* WHAT THIS TASK INVOLVES: Restate the whole of the material. Keep every word, and drop the pictures.

***

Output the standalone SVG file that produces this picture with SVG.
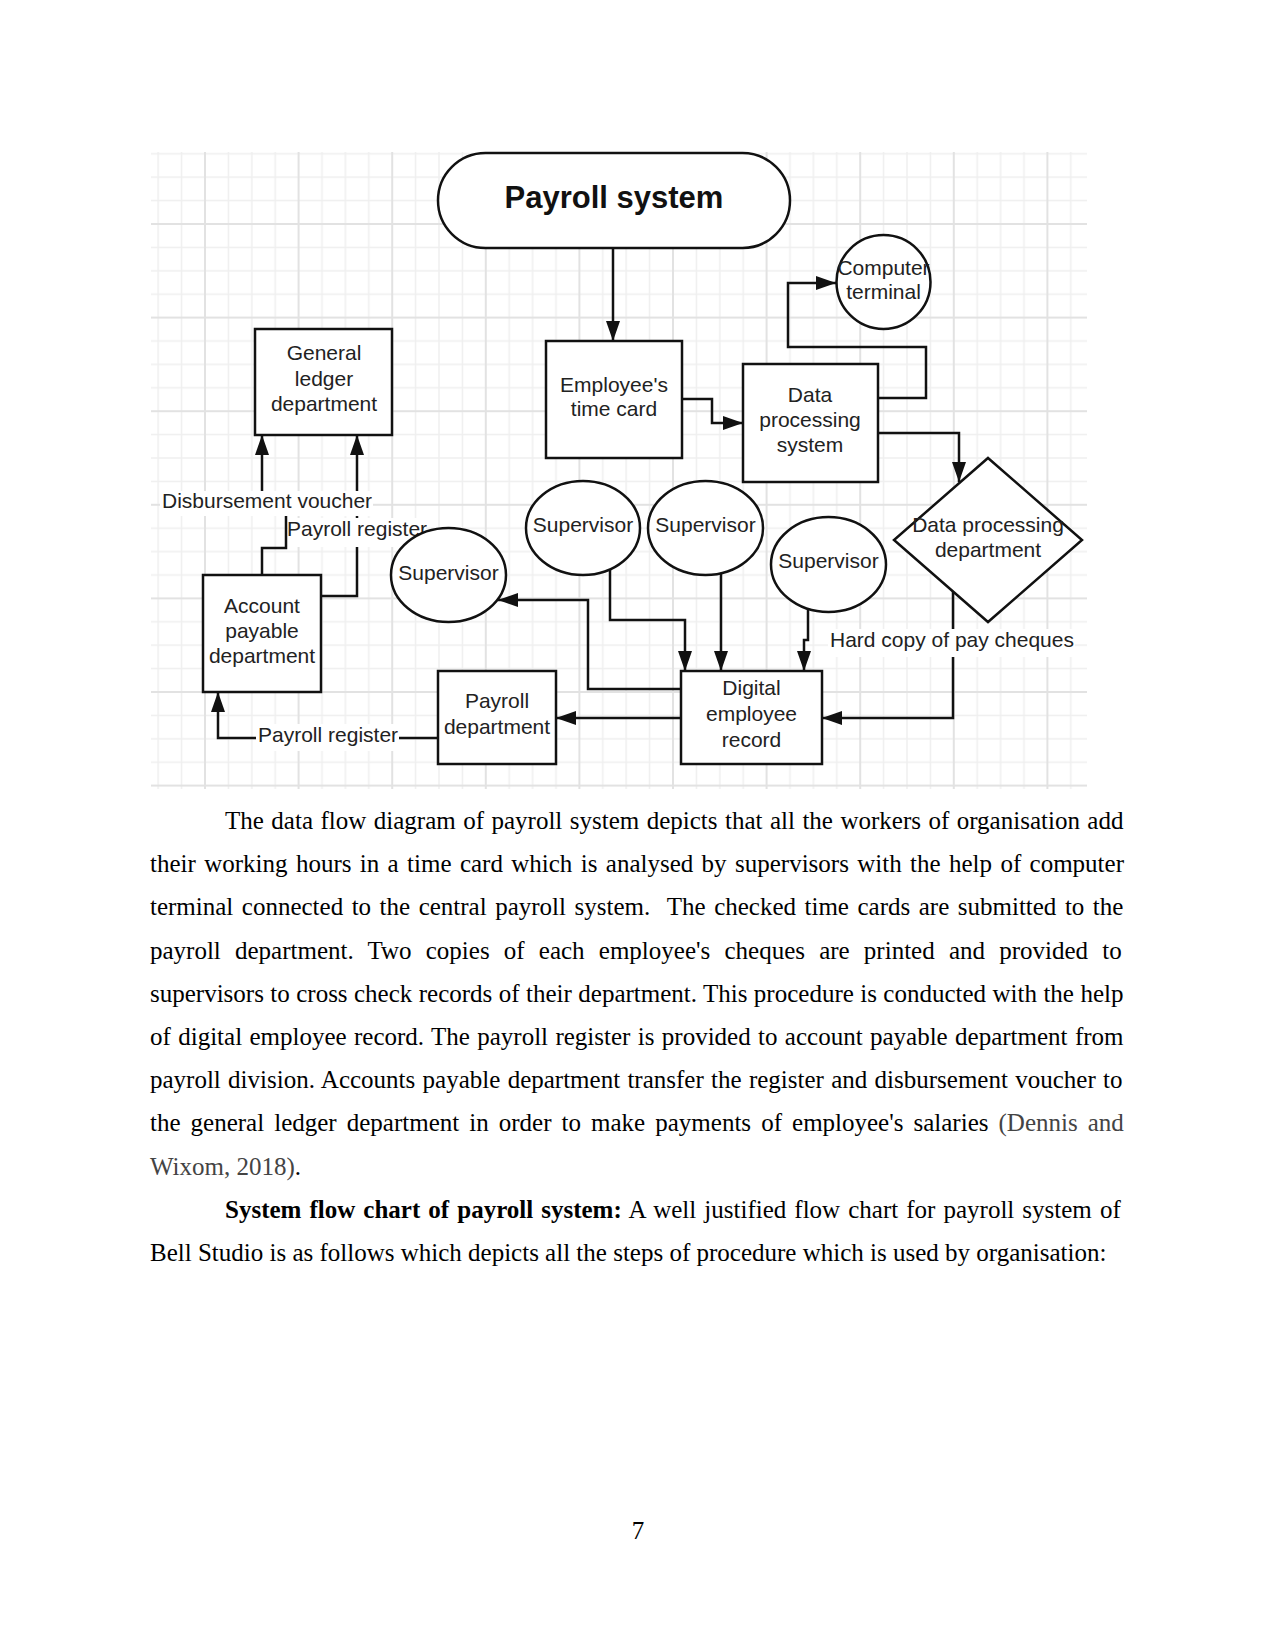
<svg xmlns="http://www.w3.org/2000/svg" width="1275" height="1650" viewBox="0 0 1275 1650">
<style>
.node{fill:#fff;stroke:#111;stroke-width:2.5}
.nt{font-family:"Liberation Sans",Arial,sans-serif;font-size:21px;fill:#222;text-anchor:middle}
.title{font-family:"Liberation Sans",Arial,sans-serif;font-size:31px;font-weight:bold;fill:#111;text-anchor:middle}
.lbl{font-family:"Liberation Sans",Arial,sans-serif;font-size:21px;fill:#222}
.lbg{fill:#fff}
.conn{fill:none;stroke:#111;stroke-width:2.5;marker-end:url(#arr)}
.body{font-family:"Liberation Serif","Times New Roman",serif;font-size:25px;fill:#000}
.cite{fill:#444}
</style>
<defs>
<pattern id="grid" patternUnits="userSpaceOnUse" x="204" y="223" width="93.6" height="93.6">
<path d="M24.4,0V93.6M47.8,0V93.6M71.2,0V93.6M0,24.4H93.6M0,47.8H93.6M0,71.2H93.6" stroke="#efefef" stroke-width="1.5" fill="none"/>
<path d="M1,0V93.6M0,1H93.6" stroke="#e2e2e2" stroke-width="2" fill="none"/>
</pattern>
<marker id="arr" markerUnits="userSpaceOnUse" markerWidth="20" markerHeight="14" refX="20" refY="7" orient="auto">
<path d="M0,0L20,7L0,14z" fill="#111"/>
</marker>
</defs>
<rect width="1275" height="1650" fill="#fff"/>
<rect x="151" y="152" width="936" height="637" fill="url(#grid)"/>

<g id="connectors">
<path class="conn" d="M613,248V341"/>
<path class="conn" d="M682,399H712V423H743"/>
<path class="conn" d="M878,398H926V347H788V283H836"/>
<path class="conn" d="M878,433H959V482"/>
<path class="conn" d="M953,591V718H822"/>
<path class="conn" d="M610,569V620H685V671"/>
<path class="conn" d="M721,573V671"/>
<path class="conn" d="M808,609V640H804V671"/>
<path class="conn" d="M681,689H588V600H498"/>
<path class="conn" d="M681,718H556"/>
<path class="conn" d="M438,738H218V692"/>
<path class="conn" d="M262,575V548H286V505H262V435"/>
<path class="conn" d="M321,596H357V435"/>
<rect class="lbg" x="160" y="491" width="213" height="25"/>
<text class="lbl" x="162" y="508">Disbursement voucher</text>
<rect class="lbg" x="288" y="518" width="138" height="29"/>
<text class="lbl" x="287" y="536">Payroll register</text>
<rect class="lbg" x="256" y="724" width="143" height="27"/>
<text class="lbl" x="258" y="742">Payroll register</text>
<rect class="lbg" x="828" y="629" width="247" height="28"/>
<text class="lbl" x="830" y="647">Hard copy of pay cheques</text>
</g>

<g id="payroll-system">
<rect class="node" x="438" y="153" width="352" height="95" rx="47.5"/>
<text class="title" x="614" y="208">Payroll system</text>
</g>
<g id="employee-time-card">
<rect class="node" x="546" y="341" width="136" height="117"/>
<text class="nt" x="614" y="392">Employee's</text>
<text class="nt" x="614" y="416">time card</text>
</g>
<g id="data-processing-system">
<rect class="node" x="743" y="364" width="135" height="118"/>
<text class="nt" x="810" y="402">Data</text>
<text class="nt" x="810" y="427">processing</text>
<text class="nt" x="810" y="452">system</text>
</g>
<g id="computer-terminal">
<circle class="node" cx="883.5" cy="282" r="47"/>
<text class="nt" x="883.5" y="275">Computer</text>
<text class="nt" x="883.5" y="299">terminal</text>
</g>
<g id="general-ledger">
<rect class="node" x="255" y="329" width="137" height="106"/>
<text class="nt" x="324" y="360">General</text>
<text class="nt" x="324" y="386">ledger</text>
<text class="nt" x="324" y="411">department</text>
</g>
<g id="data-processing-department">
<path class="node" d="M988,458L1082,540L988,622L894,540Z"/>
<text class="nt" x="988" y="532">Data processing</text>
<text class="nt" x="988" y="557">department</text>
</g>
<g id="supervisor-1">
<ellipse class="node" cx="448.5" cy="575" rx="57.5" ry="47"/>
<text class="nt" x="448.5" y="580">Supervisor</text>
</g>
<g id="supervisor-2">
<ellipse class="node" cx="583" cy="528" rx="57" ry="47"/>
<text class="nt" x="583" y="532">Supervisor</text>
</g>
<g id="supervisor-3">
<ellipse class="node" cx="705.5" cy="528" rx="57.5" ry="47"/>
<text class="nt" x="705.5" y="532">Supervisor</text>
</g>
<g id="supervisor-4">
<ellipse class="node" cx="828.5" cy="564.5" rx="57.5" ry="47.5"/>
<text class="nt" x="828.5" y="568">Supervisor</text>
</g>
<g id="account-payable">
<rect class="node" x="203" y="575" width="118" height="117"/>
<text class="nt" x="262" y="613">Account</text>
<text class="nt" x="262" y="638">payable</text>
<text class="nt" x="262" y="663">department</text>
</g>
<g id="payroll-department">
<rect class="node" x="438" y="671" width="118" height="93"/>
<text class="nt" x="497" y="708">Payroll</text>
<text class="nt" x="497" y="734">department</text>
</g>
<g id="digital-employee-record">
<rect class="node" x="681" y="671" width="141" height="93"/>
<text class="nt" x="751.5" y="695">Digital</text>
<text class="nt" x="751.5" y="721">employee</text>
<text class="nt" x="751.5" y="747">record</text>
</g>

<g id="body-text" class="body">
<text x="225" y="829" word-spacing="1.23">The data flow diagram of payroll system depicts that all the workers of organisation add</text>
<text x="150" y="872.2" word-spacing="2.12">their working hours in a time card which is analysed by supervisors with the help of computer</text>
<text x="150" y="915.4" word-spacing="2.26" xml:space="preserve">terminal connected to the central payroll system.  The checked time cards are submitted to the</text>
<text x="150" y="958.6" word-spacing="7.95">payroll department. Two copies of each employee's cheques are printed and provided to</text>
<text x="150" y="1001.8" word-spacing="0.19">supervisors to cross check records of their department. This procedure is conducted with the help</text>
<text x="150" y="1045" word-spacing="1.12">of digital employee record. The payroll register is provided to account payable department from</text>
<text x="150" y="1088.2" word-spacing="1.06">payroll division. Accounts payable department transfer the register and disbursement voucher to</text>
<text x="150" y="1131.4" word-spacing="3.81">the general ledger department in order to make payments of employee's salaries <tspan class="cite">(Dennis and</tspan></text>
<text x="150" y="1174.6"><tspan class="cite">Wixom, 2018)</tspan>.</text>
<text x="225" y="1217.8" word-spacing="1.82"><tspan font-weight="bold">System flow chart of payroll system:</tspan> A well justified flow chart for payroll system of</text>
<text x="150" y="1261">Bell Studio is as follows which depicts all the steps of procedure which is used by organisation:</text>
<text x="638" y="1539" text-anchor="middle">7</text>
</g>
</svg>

***

* EXERCISE ANSWER:
Output the standalone SVG file that produces this picture with SVG.
<svg xmlns="http://www.w3.org/2000/svg" width="1275" height="1650" viewBox="0 0 1275 1650">
<style>
.node{fill:#fff;stroke:#111;stroke-width:2.5}
.nt{font-family:"Liberation Sans",Arial,sans-serif;font-size:21px;fill:#222;text-anchor:middle}
.title{font-family:"Liberation Sans",Arial,sans-serif;font-size:31px;font-weight:bold;fill:#111;text-anchor:middle}
.lbl{font-family:"Liberation Sans",Arial,sans-serif;font-size:21px;fill:#222}
.lbg{fill:#fff}
.conn{fill:none;stroke:#111;stroke-width:2.5;marker-end:url(#arr)}
.body{font-family:"Liberation Serif","Times New Roman",serif;font-size:25px;fill:#000}
.cite{fill:#444}
</style>
<defs>
<pattern id="grid" patternUnits="userSpaceOnUse" x="204" y="223" width="93.6" height="93.6">
<path d="M24.4,0V93.6M47.8,0V93.6M71.2,0V93.6M0,24.4H93.6M0,47.8H93.6M0,71.2H93.6" stroke="#efefef" stroke-width="1.5" fill="none"/>
<path d="M1,0V93.6M0,1H93.6" stroke="#e2e2e2" stroke-width="2" fill="none"/>
</pattern>
<marker id="arr" markerUnits="userSpaceOnUse" markerWidth="20" markerHeight="14" refX="20" refY="7" orient="auto">
<path d="M0,0L20,7L0,14z" fill="#111"/>
</marker>
</defs>
<rect width="1275" height="1650" fill="#fff"/>
<rect x="151" y="152" width="936" height="637" fill="url(#grid)"/>

<g id="connectors">
<path class="conn" d="M613,248V341"/>
<path class="conn" d="M682,399H712V423H743"/>
<path class="conn" d="M878,398H926V347H788V283H836"/>
<path class="conn" d="M878,433H959V482"/>
<path class="conn" d="M953,591V718H822"/>
<path class="conn" d="M610,569V620H685V671"/>
<path class="conn" d="M721,573V671"/>
<path class="conn" d="M808,609V640H804V671"/>
<path class="conn" d="M681,689H588V600H498"/>
<path class="conn" d="M681,718H556"/>
<path class="conn" d="M438,738H218V692"/>
<path class="conn" d="M262,575V548H286V505H262V435"/>
<path class="conn" d="M321,596H357V435"/>
<rect class="lbg" x="160" y="491" width="213" height="25"/>
<text class="lbl" x="162" y="508">Disbursement voucher</text>
<rect class="lbg" x="288" y="518" width="138" height="29"/>
<text class="lbl" x="287" y="536">Payroll register</text>
<rect class="lbg" x="256" y="724" width="143" height="27"/>
<text class="lbl" x="258" y="742">Payroll register</text>
<rect class="lbg" x="828" y="629" width="247" height="28"/>
<text class="lbl" x="830" y="647">Hard copy of pay cheques</text>
</g>

<g id="payroll-system">
<rect class="node" x="438" y="153" width="352" height="95" rx="47.5"/>
<text class="title" x="614" y="208">Payroll system</text>
</g>
<g id="employee-time-card">
<rect class="node" x="546" y="341" width="136" height="117"/>
<text class="nt" x="614" y="392">Employee's</text>
<text class="nt" x="614" y="416">time card</text>
</g>
<g id="data-processing-system">
<rect class="node" x="743" y="364" width="135" height="118"/>
<text class="nt" x="810" y="402">Data</text>
<text class="nt" x="810" y="427">processing</text>
<text class="nt" x="810" y="452">system</text>
</g>
<g id="computer-terminal">
<circle class="node" cx="883.5" cy="282" r="47"/>
<text class="nt" x="883.5" y="275">Computer</text>
<text class="nt" x="883.5" y="299">terminal</text>
</g>
<g id="general-ledger">
<rect class="node" x="255" y="329" width="137" height="106"/>
<text class="nt" x="324" y="360">General</text>
<text class="nt" x="324" y="386">ledger</text>
<text class="nt" x="324" y="411">department</text>
</g>
<g id="data-processing-department">
<path class="node" d="M988,458L1082,540L988,622L894,540Z"/>
<text class="nt" x="988" y="532">Data processing</text>
<text class="nt" x="988" y="557">department</text>
</g>
<g id="supervisor-1">
<ellipse class="node" cx="448.5" cy="575" rx="57.5" ry="47"/>
<text class="nt" x="448.5" y="580">Supervisor</text>
</g>
<g id="supervisor-2">
<ellipse class="node" cx="583" cy="528" rx="57" ry="47"/>
<text class="nt" x="583" y="532">Supervisor</text>
</g>
<g id="supervisor-3">
<ellipse class="node" cx="705.5" cy="528" rx="57.5" ry="47"/>
<text class="nt" x="705.5" y="532">Supervisor</text>
</g>
<g id="supervisor-4">
<ellipse class="node" cx="828.5" cy="564.5" rx="57.5" ry="47.5"/>
<text class="nt" x="828.5" y="568">Supervisor</text>
</g>
<g id="account-payable">
<rect class="node" x="203" y="575" width="118" height="117"/>
<text class="nt" x="262" y="613">Account</text>
<text class="nt" x="262" y="638">payable</text>
<text class="nt" x="262" y="663">department</text>
</g>
<g id="payroll-department">
<rect class="node" x="438" y="671" width="118" height="93"/>
<text class="nt" x="497" y="708">Payroll</text>
<text class="nt" x="497" y="734">department</text>
</g>
<g id="digital-employee-record">
<rect class="node" x="681" y="671" width="141" height="93"/>
<text class="nt" x="751.5" y="695">Digital</text>
<text class="nt" x="751.5" y="721">employee</text>
<text class="nt" x="751.5" y="747">record</text>
</g>

<g id="body-text" class="body">
<text x="225" y="829" word-spacing="1.23">The data flow diagram of payroll system depicts that all the workers of organisation add</text>
<text x="150" y="872.2" word-spacing="2.12">their working hours in a time card which is analysed by supervisors with the help of computer</text>
<text x="150" y="915.4" word-spacing="2.26" xml:space="preserve">terminal connected to the central payroll system.  The checked time cards are submitted to the</text>
<text x="150" y="958.6" word-spacing="7.95">payroll department. Two copies of each employee's cheques are printed and provided to</text>
<text x="150" y="1001.8" word-spacing="0.19">supervisors to cross check records of their department. This procedure is conducted with the help</text>
<text x="150" y="1045" word-spacing="1.12">of digital employee record. The payroll register is provided to account payable department from</text>
<text x="150" y="1088.2" word-spacing="1.06">payroll division. Accounts payable department transfer the register and disbursement voucher to</text>
<text x="150" y="1131.4" word-spacing="3.81">the general ledger department in order to make payments of employee's salaries <tspan class="cite">(Dennis and</tspan></text>
<text x="150" y="1174.6"><tspan class="cite">Wixom, 2018)</tspan>.</text>
<text x="225" y="1217.8" word-spacing="1.82"><tspan font-weight="bold">System flow chart of payroll system:</tspan> A well justified flow chart for payroll system of</text>
<text x="150" y="1261">Bell Studio is as follows which depicts all the steps of procedure which is used by organisation:</text>
<text x="638" y="1539" text-anchor="middle">7</text>
</g>
</svg>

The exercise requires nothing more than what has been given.